I didn’t know the brand, the price tag ($489!), or what justified it. I just knew that the people who paid us to board their horses, the people I saw relaxing at the pub with their gun dogs after a wing shoot, and the people tracking mud into their Range Rovers all wore the same really nice looking rubber boots, all with the same muted shade of green.

They were very obviously not your average wellies. We’re all familiar with your standard rubber rain boot. They’re shiny, floppy, and the uppers gape open, barely managing to stand up on their own. But whatever the fancy people were wearing in England fit closely to their calves and appeared much more robust.

I’m 37 now, and it wasn’t until late last year that I actually learned what all those horse-riding, pheasant-hunting, Range Rover-driving English men and women were wearing. Getting ready for a duck hunt (a much more egalitarian activity than bird hunting back in Buckinghamshire), a PR person said they had a pair of boots they wanted me to try. I didn’t think anything of it until a few days later, when I sliced open a box to find a pair of those perfect rubber boots from my childhood.
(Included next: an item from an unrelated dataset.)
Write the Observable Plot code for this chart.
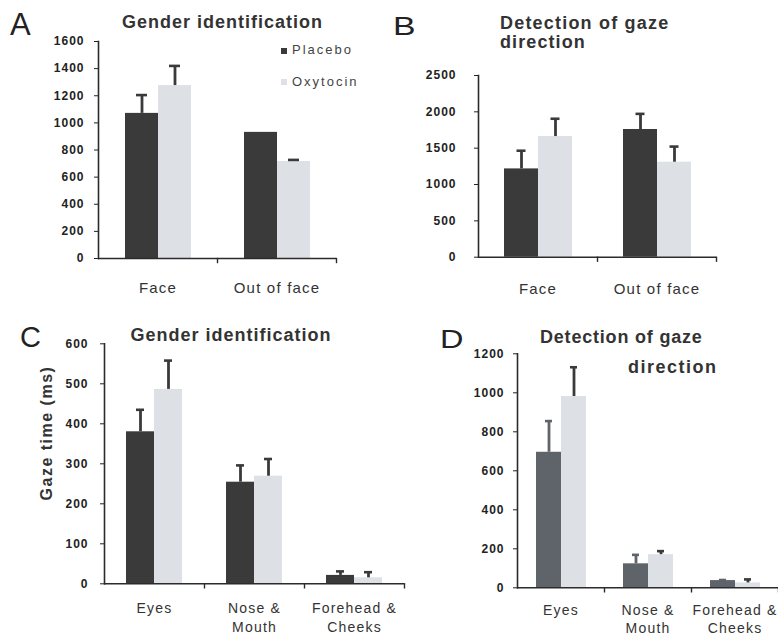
<!DOCTYPE html>
<html><head><meta charset="utf-8">
<script src="https://cdn.jsdelivr.net/npm/d3@7"></script>
<script src="https://cdn.jsdelivr.net/npm/@observablehq/plot@0.6"></script>
<style>
html,body{margin:0;padding:0;background:#fff;}
#root{position:relative;width:778px;height:637px;overflow:hidden;font-family:"Liberation Sans",Arial,sans-serif;color:#222;}
.panel{position:absolute;}
.lbl{position:absolute;line-height:1;white-space:nowrap;}
.letter{font-weight:normal;color:#222;}
.title{font-weight:bold;color:#333;}
.leg{font-size:13px;letter-spacing:2px;color:#444;}
.sw{position:absolute;width:6px;height:6px;}
g[aria-label="y-axis tick label"] text{letter-spacing:1px;}
g[aria-label="fx-axis tick label"] text{letter-spacing:1.2px;}
</style></head><body><div id="root"></div>
<script>
// ---------- data ----------
const groups = ["Placebo", "Oxytocin"];

const aCategories = ["Face", "Out of face"];
const aPlacebo = [1070, 930];
const aPlaceboErr = [135, 0];
const aOxytocin = [1275, 715];
const aOxytocinErr = [145, 12];
const aTicks = [0, 200, 400, 600, 800, 1000, 1200, 1400, 1600];

const bCategories = ["Face", "Out of face"];
const bPlacebo = [1215, 1757];
const bPlaceboErr = [250, 215];
const bOxytocin = [1660, 1307];
const bOxytocinErr = [245, 215];
const bTicks = [0, 500, 1000, 1500, 2000, 2500];

const cCategories = ["Eyes", "Nose & Mouth", "Forehead & Cheeks"];
const cPlacebo = [380, 254, 21];
const cPlaceboErr = [55, 42, 10];
const cOxytocin = [486, 269, 15];
const cOxytocinErr = [72, 43, 14];
const cTicks = [0, 100, 200, 300, 400, 500, 600];

const dCategories = ["Eyes", "Nose & Mouth", "Forehead & Cheeks"];
const dPlacebo = [695, 123, 37];
const dPlaceboErr = [160, 46, 3];
const dOxytocin = [981, 170, 25];
const dOxytocinErr = [150, 18, 18];
const dTicks = [0, 200, 400, 600, 800, 1000, 1200];

const labelLines = {"Nose & Mouth": "Nose &\nMouth", "Forehead & Cheeks": "Forehead &\nCheeks"};

const DARK = "#3a3a3a", LIGHT = "#dde0e5", AX = "#2b2b2b";

function rowsOf(cats, p, pe, o, oe) {
  const rows = [];
  cats.forEach((c, i) => {
    rows.push({cat: c, grp: "Placebo", value: p[i], err: pe[i], top: p[i] + pe[i]});
    rows.push({cat: c, grp: "Oxytocin", value: o[i], err: oe[i], top: o[i] + oe[i]});
  });
  return rows;
}

const root = document.getElementById("root");

function makePanel(cfg) {
  const rows = rowsOf(cfg.cats, cfg.p, cfg.pe, cfg.o, cfg.oe);
  const withErr = rows.filter(d => d.err > 0);
  const innerH = cfg.height - cfg.mt - cfg.mb;
  const errStroke = d => d.grp === "Placebo" ? cfg.pErrColor : DARK;
  const chart = Plot.plot({
    width: cfg.width, height: cfg.height,
    marginLeft: cfg.ml, marginRight: cfg.mr, marginTop: cfg.mt, marginBottom: cfg.mb,
    style: {fontFamily: '"Liberation Sans", Arial, sans-serif', background: "transparent", overflow: "visible"},
    fx: {domain: cfg.cats, padding: 0, label: null},
    x: {domain: groups, paddingInner: 0, paddingOuter: cfg.po, axis: null},
    y: {domain: [0, cfg.ticks[cfg.ticks.length - 1]]},
    color: {domain: groups, range: [cfg.pFill, LIGHT]},
    marks: [
      Plot.barY(rows, {fx: "cat", x: "grp", y: "value", fill: "grp"}),
      Plot.ruleX(withErr, {fx: "cat", x: "grp", y1: "value", y2: "top", stroke: errStroke, strokeWidth: cfg.ew}),
      Plot.tickY(withErr, {fx: "cat", x: "grp", y: "top", stroke: errStroke, strokeWidth: 2.6, insetLeft: cfg.cap, insetRight: cfg.cap}),
      Plot.ruleY([0], {stroke: AX, strokeWidth: 1.6}),
      Plot.frame({anchor: "left", facetAnchor: "left", stroke: AX, strokeWidth: 1.6}),
      Plot.frame({anchor: "right", stroke: AX, strokeWidth: 1.4, insetTop: innerH, insetBottom: -4}),
      Plot.axisY({ticks: cfg.ticks, tickSize: 4, tickPadding: cfg.tp, fontSize: cfg.tf || 12, fontWeight: "bold", color: "#222", label: null, tickFormat: d => String(d)}),
      Plot.axisFx({anchor: "bottom", tickSize: 0, tickPadding: cfg.fp, fontSize: cfg.ff, lineHeight: cfg.lh || 1, color: "#333", label: null, tickFormat: d => labelLines[d] ?? d})
    ]
  });
  const wrap = document.createElement("div");
  wrap.className = "panel";
  wrap.style.left = cfg.left + "px";
  wrap.style.top = cfg.top + "px";
  wrap.appendChild(chart);
  root.appendChild(wrap);
}

makePanel({left: 0, top: 0, width: 345, height: 310, ml: 97, mr: 8.5, mt: 41, mb: 52,
  cats: aCategories, p: aPlacebo, pe: aPlaceboErr, o: aOxytocin, oe: aOxytocinErr, ticks: aTicks,
  po: 0.78, tp: 10, fp: 24, ff: 15, cap: 11, ew: 2.8, pFill: DARK, pErrColor: DARK});

makePanel({left: 390, top: 0, width: 340, height: 310, ml: 88, mr: 14, mt: 75, mb: 53.3,
  cats: bCategories, p: bPlacebo, pe: bPlaceboErr, o: bOxytocin, oe: bOxytocinErr, ticks: bTicks,
  po: 0.75, tp: 18, fp: 26.6, ff: 15, cap: 12.5, ew: 2.8, pFill: DARK, pErrColor: DARK});

makePanel({left: 0, top: 310, width: 420, height: 327, ml: 104, mr: 16, mt: 33.3, mb: 53.7,
  cats: cCategories, p: cPlacebo, pe: cPlaceboErr, o: cOxytocin, oe: cOxytocinErr, ticks: cTicks,
  po: 0.767, tp: 12, fp: 15, ff: 14, lh: 1.4, cap: 10, ew: 2.8, pFill: DARK, pErrColor: DARK});

makePanel({left: 400, top: 310, width: 378, height: 327, ml: 116, mr: 0, mt: 43.3, mb: 49.7,
  cats: dCategories, p: dPlacebo, pe: dPlaceboErr, o: dOxytocin, oe: dOxytocinErr, ticks: dTicks,
  po: 0.71, tp: 9, fp: 14.5, ff: 14, lh: 1.3, cap: 9, ew: 2.8, pFill: "#5f636a", pErrColor: "#5f636a"});

// ---------- text: letters, titles, legend, y label ----------
function addText(txt, left, capTop, fs, cls, extra) {
  const d = document.createElement("div");
  d.className = "lbl " + cls;
  d.textContent = txt;
  d.style.fontSize = fs + "px";
  d.style.left = left + "px";
  d.style.top = (capTop - 0.13 * fs) + "px";
  if (extra) Object.assign(d.style, extra);
  root.appendChild(d);
  return d;
}
function addCentered(txt, cx, capTop, fs, cls, ls) {
  const d = addText(txt, cx - 150, capTop, fs, cls, {width: "300px", textAlign: "center", letterSpacing: ls + "px"});
  return d;
}

addText("A", 10, 13, 31, "letter");
addText("B", 393, 16, 26, "letter", {transform: "scaleX(1.3)", transformOrigin: "left top"});
addText("C", 20, 327, 29, "letter");
addText("D", 440, 329, 26, "letter", {transform: "scaleX(1.25)", transformOrigin: "left top"});

addCentered("Gender identification", 222.5, 15, 18, "title", 1.0);
addText("Detection of gaze", 500, 16, 18, "title", {letterSpacing: "1.2px"});
addText("direction", 500, 35.5, 18, "title", {letterSpacing: "1.1px"});
addCentered("Gender identification", 231, 328, 18, "title", 1.0);
addText("Detection of gaze", 540, 330, 18, "title", {letterSpacing: "0.8px"});
addText("direction", 628, 360, 18, "title", {letterSpacing: "1.5px"});

// legend (panel A)
const legendItems = [{name: groups[0], color: DARK, capTop: 45}, {name: groups[1], color: LIGHT, capTop: 76.7}];
legendItems.forEach(it => {
  const s = document.createElement("div");
  s.className = "sw";
  s.style.left = "281px";
  s.style.top = (it.capTop + 2.5) + "px";
  s.style.background = it.color;
  root.appendChild(s);
  addText(it.name, 292, it.capTop, 13, "leg");
});

// y label (panel C)
const yl = document.createElement("div");
yl.className = "lbl title";
yl.textContent = "Gaze time (ms)";
Object.assign(yl.style, {fontSize: "16px", letterSpacing: "1.5px", left: "47px", top: "433px",
  transform: "translate(-50%, -50%) rotate(-90deg)", color: "#333"});
root.appendChild(yl);
</script></body></html>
Testing outdoors gear, a ton of nice new products come through my house every month, and I’ve grown pretty jaded to it all. But opening these, I felt like a kid on Christmas morning. Finding them in that box was like finding a piece to a puzzle that’d I'd been missing for 25 years.

I’m pleased to report that the Chasseurs live up to all my expectations. Each pair of boots are still handmade, by a single craftsperson, although that process now takes place in Morocco rather than France. What enables the tall calves to fit so well is that they come in eight different calf sizes, and have a full-length zipper, enabling you to slip them on, then cinch them up, easily. That zipper is a rubber-backed, waterproof, Swiss-made Riri, by the way.The soles are built like hiking boots, enabling support and grip. The lowers are Kevlar-reinforced, for durability. And, the definitive touch, the entire interior is lined in calfskin.
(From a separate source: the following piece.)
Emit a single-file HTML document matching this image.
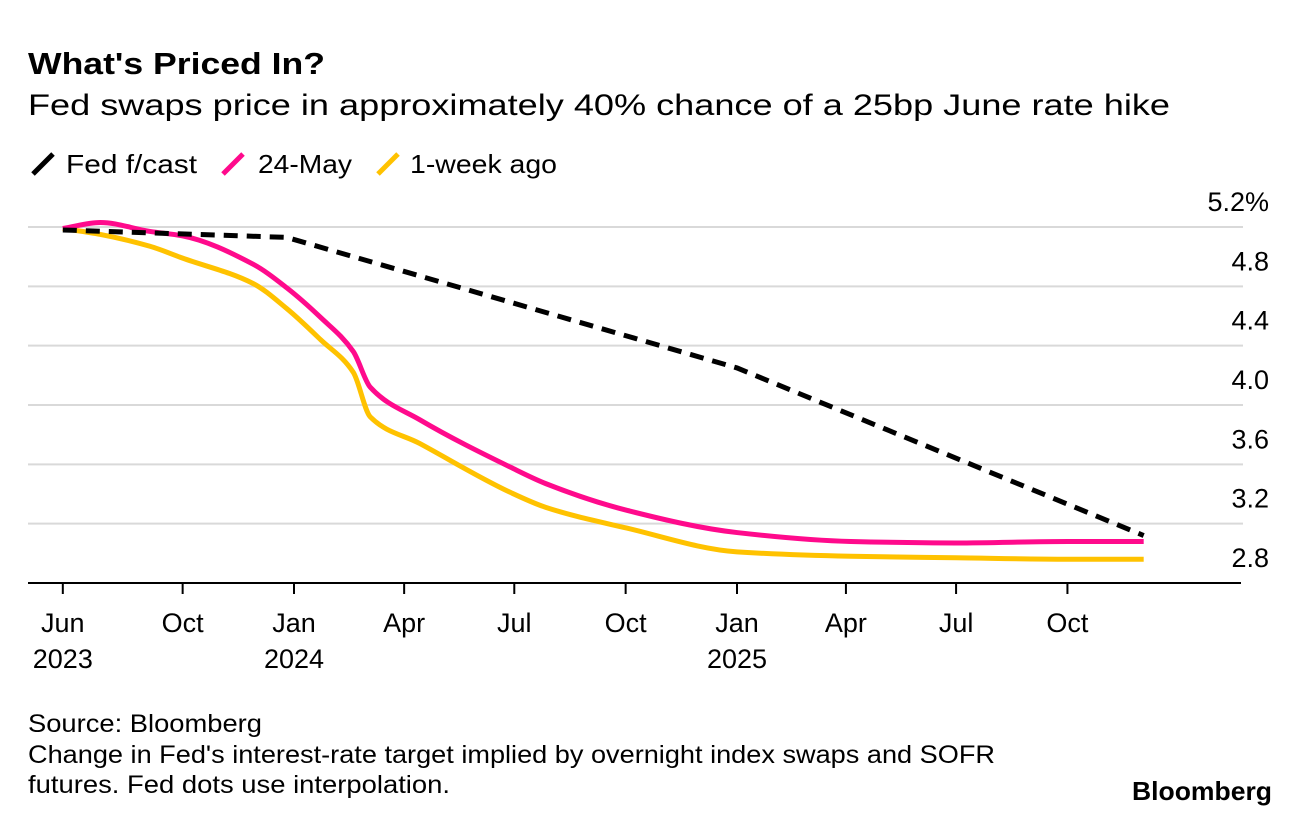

Like high-end, lifetime-quality leather footwear, the Chasseurs are also designed to accept orthopedic insoles. People have unique foot shapes, and adding your own insoles makes an enormous difference to support your body. Low-volume items will work best here: I use the same Superfeet Flex insoles that go in my Red Wings.

All those ingredients don’t just look or feel fancy; they add up to a boot with unique technical merits. The stiff, tractive soles combined with the tight, personalized fit create a rubber boot that’s actually comfortable to hike in. You won’t do that in any other rain shoe. Your foot is held in place by the reinforced lower. Your ankles are supported but free to flex, thanks to the more flexible upper. And the calfskin lining wicks moisture, keeping the interior dry. Other rubber boots keep water and mud out but lock in sweat, making your feet cold and damp. Not the Chasseurs.
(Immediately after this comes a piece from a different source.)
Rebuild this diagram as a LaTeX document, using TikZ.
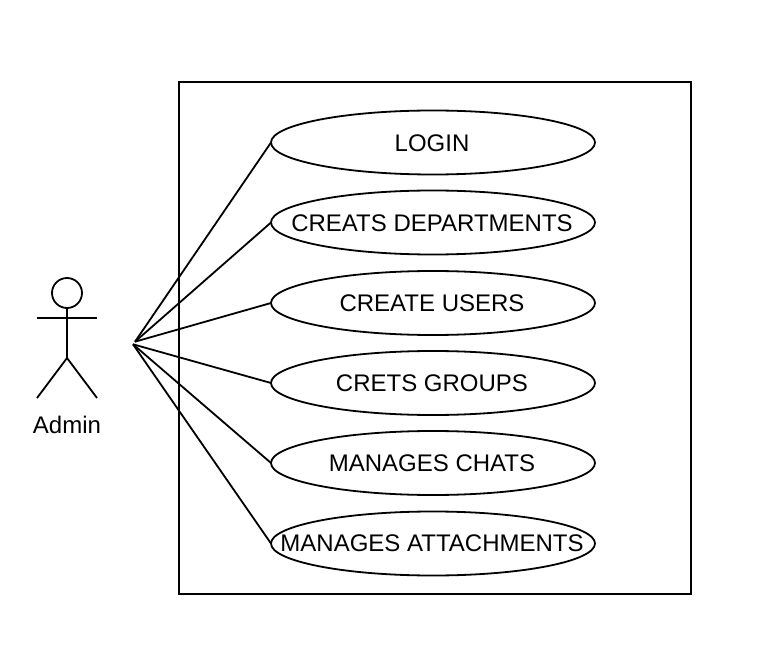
\documentclass[tikz,border=0pt]{standalone}
\usepackage{fontspec}
\setmainfont{Liberation Sans}
\usetikzlibrary{shapes.geometric}
\begin{document}
\begin{tikzpicture}[x=1pt,y=-1pt,
  every node/.style={inner sep=0pt,outer sep=0pt},
  line/.style={draw=black,line width=1.8pt},
  usecase/.style={draw=black,line width=1.8pt,ellipse,fill=white,minimum width=324pt,minimum height=64pt,text=black},
  caption/.style={font=\fontsize{24pt}{26pt}\selectfont,text=black,anchor=base}]
\useasboundingbox (0,0) rectangle (768,660);
\draw[line] (179,82) rectangle (691,594);
\coordinate (hubu) at (135,341.7);
\coordinate (hubl) at (133,344.3);
\node[usecase] (a) at (433,142.5) {};
\node[usecase] (b) at (433,222.5) {};
\node[usecase] (c) at (433,303) {};
\node[usecase] (d) at (433,383) {};
\node[usecase] (e) at (433,463) {};
\node[usecase] (f) at (433,543.5) {};
\node[caption] (ta) at (432,151.7) {LOGIN};
\node[caption] (tb) at (432,231.7) {CREATS DEPARTMENTS};
\node[caption] (tc) at (432,312) {CREATE USERS};
\node[caption] (td) at (432,391.7) {CRETS GROUPS};
\node[caption] (te) at (432,471.7) {MANAGES CHATS};
\node[caption] (tf) at (432,551.7) {MANAGES ATTACHMENTS};
\foreach \n in {a,b,c} \draw[line] (hubu) -- (\n.west);
\foreach \n in {d,e,f} \draw[line] (hubl) -- (\n.west);
\node[draw=black,line width=1.8pt,circle,minimum size=30pt] (head) at (67,293) {};
\coordinate (hip) at (67,358);
\coordinate (la) at (37,318); \coordinate (ra) at (97,318);
\coordinate (lf) at (37,398); \coordinate (rf) at (97,398);
\draw[line] (head.south) -- (hip);
\draw[line] (la) -- (ra);
\draw[line] (lf) -- (hip) -- (rf);
\node[caption] (admin) at (67,433) {Admin};
\end{tikzpicture}
\end{document}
In them, I can hike through muddy fields and marshes with newfound comfort and surety. They don’t get in the way while driving my truck. And lined with a thick pair of wool socks (folded over the top, so the socks stay in when you take the boots on and off), they keep my feet as warm as anything I’ve ever worn.

I never got the accent, I never managed to pull off a flat cap, and I’m walking spitz-type mutts rather than working with pedigree setters. But the little kid who never quite fit in back in England feels pretty satisfied nonetheless.